The editor of the Washington Post said that Erdogan who failed in the local elections has now refused to make concessions on Russian missiles or Syrian Kurds. Trump's administration will have no choice but to treat him as a rival. The editor wonders how Erdogan will react to the people's rebuke to him,

The editor of the Washington Post talks about the results of local elections in Turkey, which he sees as a referendum on Erdogan's increasing authoritarian leadership.

The editor notes that Erdogan used all his cheap tools that would have led the country to explosion in an attempt to rally his base with allegations that Turkey's existence as a state was at stake. He even ran videos of the recent massacre committed against the Muslim prayers in New Zealand, and fortunately, the result was a decisive rejection by the voters in Turkey. According to the outcomes revealed on Monday, Erdogan's party has lost the post of mayor of the two most important cities in Turkey, Ankara and Istanbul, for the first time since a quarter century.

The editor of the newspaper notes that although Erdogan has a majority in the Turkish parliament, but the defeat of his hand-picked candidates in the major cities driven by a huge turnout of voters sent an unequivocal message that the Turks are tired of his authoritarian style.
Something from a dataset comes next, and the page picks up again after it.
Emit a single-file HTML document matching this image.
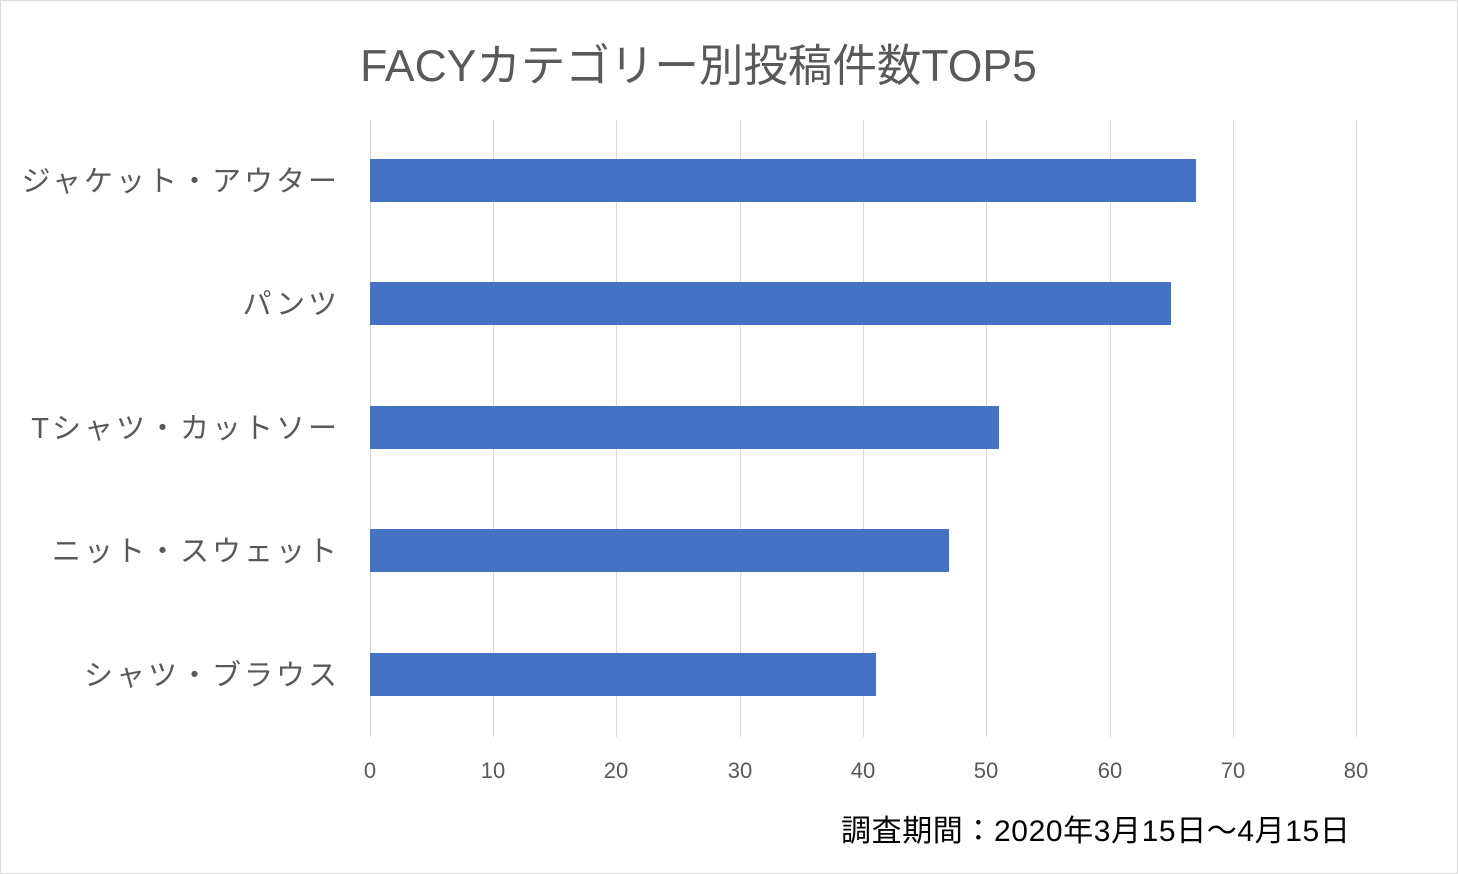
<!DOCTYPE html>
<html><head><meta charset="utf-8"><style>
body{margin:0;background:#fff;}
#c{position:relative;width:1456px;height:872px;border:1px solid #d9d9d9;background:#fff;font-family:"Liberation Sans","Noto Sans CJK JP",sans-serif;overflow:hidden}
.t{position:absolute;white-space:nowrap}
.g{position:absolute;top:119px;height:617px;width:1px;background:#d9d9d9}
.b{position:absolute;left:369px;height:43px;background:#4472c4}
.cat{position:absolute;right:1117px;font-size:29px;color:#595959;letter-spacing:3px;white-space:nowrap;transform:translateY(-50%)}
.tk{position:absolute;top:757px;font-size:22px;color:#595959;transform:translateX(-50%)}
</style></head><body><div id="c">
<div class="t" style="left:0;width:1395px;text-align:center;top:28px;font-size:44.5px;color:#595959">FACYカテゴリー別投稿件数TOP5</div>
<div class="g" style="left:369px"></div><div class="g" style="left:492px"></div><div class="g" style="left:615px"></div><div class="g" style="left:739px"></div><div class="g" style="left:862px"></div><div class="g" style="left:985px"></div><div class="g" style="left:1109px"></div><div class="g" style="left:1232px"></div><div class="g" style="left:1355px"></div>
<div class="b" style="top:158px;width:826px"></div>
<div class="b" style="top:281px;width:801px"></div>
<div class="b" style="top:405px;width:629px"></div>
<div class="b" style="top:528px;width:579px"></div>
<div class="b" style="top:652px;width:506px"></div>
<div class="cat" style="top:178px">ジャケット・アウター</div>
<div class="cat" style="top:301px">パンツ</div>
<div class="cat" style="top:425px">Tシャツ・カットソー</div>
<div class="cat" style="top:548px">ニット・スウェット</div>
<div class="cat" style="top:672px">シャツ・ブラウス</div>
<div class="tk" style="left:369px">0</div><div class="tk" style="left:492px">10</div><div class="tk" style="left:615px">20</div><div class="tk" style="left:739px">30</div><div class="tk" style="left:862px">40</div><div class="tk" style="left:985px">50</div><div class="tk" style="left:1109px">60</div><div class="tk" style="left:1232px">70</div><div class="tk" style="left:1355px">80</div>
<div class="t" style="left:840px;top:805px;font-size:30px;letter-spacing:0.6px;color:#000">調査期間：2020年3月15日〜4月15日</div>
</div></body></html>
The editor wonders: "What is the reaction of Erdogan who has experienced a bitter defeat which became increasingly fanatical in 15 years of power?"

The editor says: "Not only the internal politics are at stake, but Trump's administration quietly awaits the end of the elections' season in the hope that Erdogan will be more open to conflict resolution, the most important is Turkey's imminent acquisition of an advanced missile system from Russia, as it could be subjected to tough sanctions, including the cancellation of a deal to buy US F-35 warplanes. There is also an unresolved dispute over Syria, where Erdogan threatens to attack the Kurdish forces allied to Washington."

After being defeated in the parliamentary elections in 2015, Erdogan launched a military campaign against the Kurds in southeastern Turkey. If he now refuses to make concessions on Russian missiles or Syrian Kurds, the Trump's administration will have no choice but to treat him as an opponent, and this may increase the damage to the Turkish economy which began to decline after the President Trump imposed tariffs and other sanctions last year in response to Turkey's imprisonment of a US priest.

"As in domestic affairs, it is in Erdogan's interest to respond pragmatically, and the Trump's administration must provide him with incentives to do so," the editor said.